WORK TO BE COMPLETED: Locate all lines with the word "this". Copy them.

::::

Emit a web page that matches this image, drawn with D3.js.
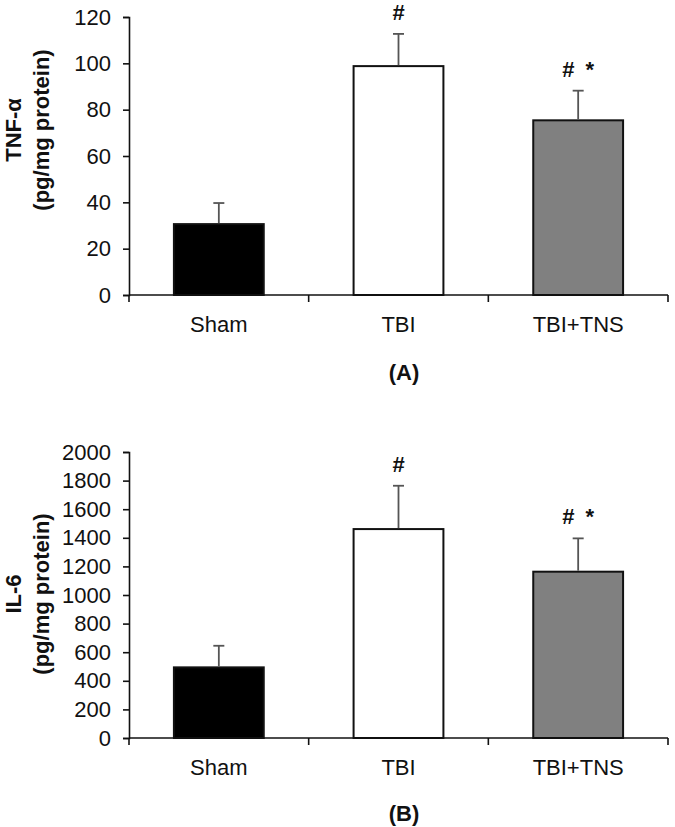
<!DOCTYPE html>
<html>
<head>
<meta charset="utf-8">
<script src="https://cdn.jsdelivr.net/npm/d3@7"></script>
<style>
  html, body { margin: 0; padding: 0; background: #fff; }
  svg { display: block; font-family: "Liberation Sans", Arial, sans-serif; }
  text.ann { white-space: pre; word-spacing: 5px; }
</style>
</head>
<body>
<svg id="chart" width="675" height="827"></svg>
<script>
// ---- data ----
const categories = ["Sham", "TBI", "TBI+TNS"];
const tnfMean = [30.6, 98.8, 75.4];
const tnfErr  = [9.1, 13.9, 12.8];
const il6Mean = [494, 1461, 1163];
const il6Err  = [151, 303, 233];
const tnfTicks = [0, 20, 40, 60, 80, 100, 120];
const il6Ticks = [0, 200, 400, 600, 800, 1000, 1200, 1400, 1600, 1800, 2000];
const annotations = ["", "#", "# *"];
const barFills = ["#000000", "#ffffff", "#808080"];

// ---- layout ----
const panels = [
  { mean: tnfMean, err: tnfErr, ticks: tnfTicks, max: 120, top: 17, bottom: 295,
    title1: "TNF-α", title2: "(pg/mg protein)", titleY: 130, label: "(A)", labelY: 380 },
  { mean: il6Mean, err: il6Err, ticks: il6Ticks, max: 2000, top: 452, bottom: 738,
    title1: "IL-6", title2: "(pg/mg protein)", titleY: 594, label: "(B)", labelY: 821 }
];
const left = 129, right = 668;
const svg = d3.select("#chart");

panels.forEach(p => {
  const g = svg.append("g");
  const x = d3.scaleBand().domain(categories).range([left, right]).paddingInner(0.5).paddingOuter(0.25);
  const y = d3.scaleLinear().domain([0, p.max]).range([p.bottom, p.top]);

  // bars
  g.selectAll("rect.bar").data(categories).join("rect")
    .attr("class", "bar")
    .attr("x", d => x(d))
    .attr("width", x.bandwidth())
    .attr("y", (d, i) => y(p.mean[i]))
    .attr("height", (d, i) => y(0) - y(p.mean[i]))
    .attr("fill", (d, i) => barFills[i])
    .attr("stroke", "#111")
    .attr("stroke-width", 2);

  // error bars (upper only)
  const cx = d => x(d) + x.bandwidth() / 2;
  g.selectAll("line.err").data(categories).join("line")
    .attr("x1", cx).attr("x2", cx)
    .attr("y1", (d, i) => y(p.mean[i]) - 1)
    .attr("y2", (d, i) => y(p.mean[i] + p.err[i]))
    .attr("stroke", "#555").attr("stroke-width", 1.8);
  g.selectAll("line.cap").data(categories).join("line")
    .attr("x1", d => cx(d) - 5.5).attr("x2", d => cx(d) + 5.5)
    .attr("y1", (d, i) => y(p.mean[i] + p.err[i]))
    .attr("y2", (d, i) => y(p.mean[i] + p.err[i]))
    .attr("stroke", "#555").attr("stroke-width", 1.8);

  // annotations
  g.selectAll("text.ann").data(categories).join("text")
    .attr("class", "ann")
    .attr("x", cx)
    .attr("y", (d, i) => y(p.mean[i] + p.err[i]) - 14)
    .attr("text-anchor", "middle")
    .attr("font-size", 22).attr("font-weight", "bold")
    .attr("fill", "#111")
    .text((d, i) => annotations[i]);

  // y axis
  const ya = g.append("g").attr("transform", `translate(${left},0)`)
    .call(d3.axisLeft(y).tickValues(p.ticks).tickSize(6).tickPadding(12).tickFormat(d3.format("d")));
  ya.select(".domain").attr("stroke", "#111").attr("stroke-width", 1.6);
  ya.selectAll(".tick line").attr("stroke", "#111").attr("stroke-width", 1.6);
  ya.selectAll("text").attr("font-size", 22).attr("fill", "#111").attr("font-family", "Liberation Sans, Arial, sans-serif");

  // x axis: labels at centres, ticks at band boundaries
  const xa = g.append("g").attr("transform", `translate(0,${p.bottom})`)
    .call(d3.axisBottom(x).tickSize(0).tickPadding(21));
  xa.select(".domain").remove();
  xa.selectAll("text").attr("font-size", 22).attr("fill", "#111").attr("font-family", "Liberation Sans, Arial, sans-serif");
  g.append("line").attr("x1", left).attr("x2", right).attr("y1", p.bottom).attr("y2", p.bottom)
    .attr("stroke", "#111").attr("stroke-width", 1.6);
  const half = (x.step() - x.bandwidth()) / 2;
  const boundaries = categories.map(c => x(c) - half).concat([x(categories[categories.length - 1]) + x.bandwidth() + half]);
  g.selectAll("line.bt").data(boundaries).join("line")
    .attr("x1", d => d).attr("x2", d => d)
    .attr("y1", p.bottom).attr("y2", p.bottom + 7)
    .attr("stroke", "#111").attr("stroke-width", 1.6);

  // y title
  const tx = g.append("g");
  tx.append("text").attr("transform", `translate(13,${p.titleY}) rotate(-90)`)
    .attr("text-anchor", "middle").attr("dominant-baseline", "central")
    .attr("font-size", 22).attr("font-weight", "bold").attr("fill", "#111").text(p.title1);
  tx.append("text").attr("transform", `translate(41,${p.titleY}) rotate(-90)`)
    .attr("text-anchor", "middle").attr("dominant-baseline", "central")
    .attr("font-size", 22).attr("font-weight", "bold").attr("fill", "#111").text(p.title2);

  // panel label
  g.append("text").attr("x", 404).attr("y", p.labelY)
    .attr("text-anchor", "middle").attr("font-size", 22).attr("font-weight", "bold")
    .attr("fill", "#111").text(p.label);
});
</script>
</body>
</html>
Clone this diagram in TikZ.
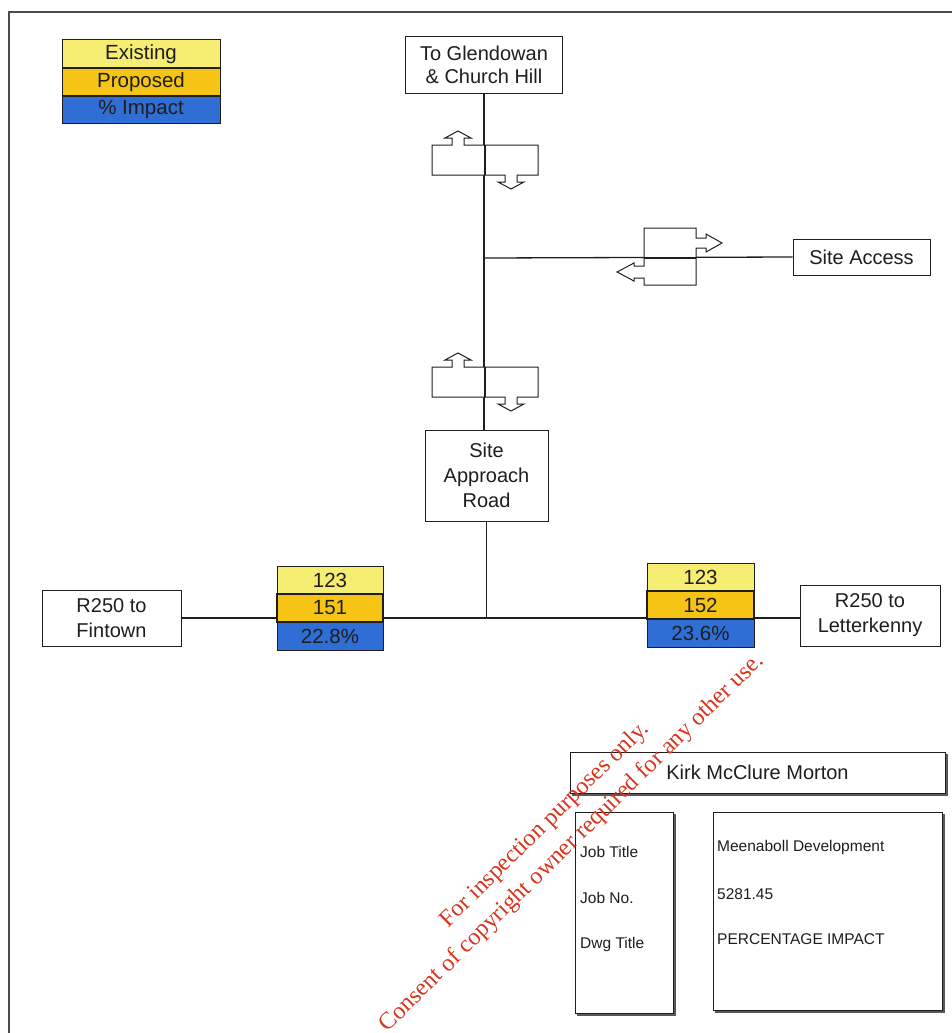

::::

RESULT OF THE TASK:
Emit a web page that matches this image, drawn with D3.js.
Clone this diagram in TikZ.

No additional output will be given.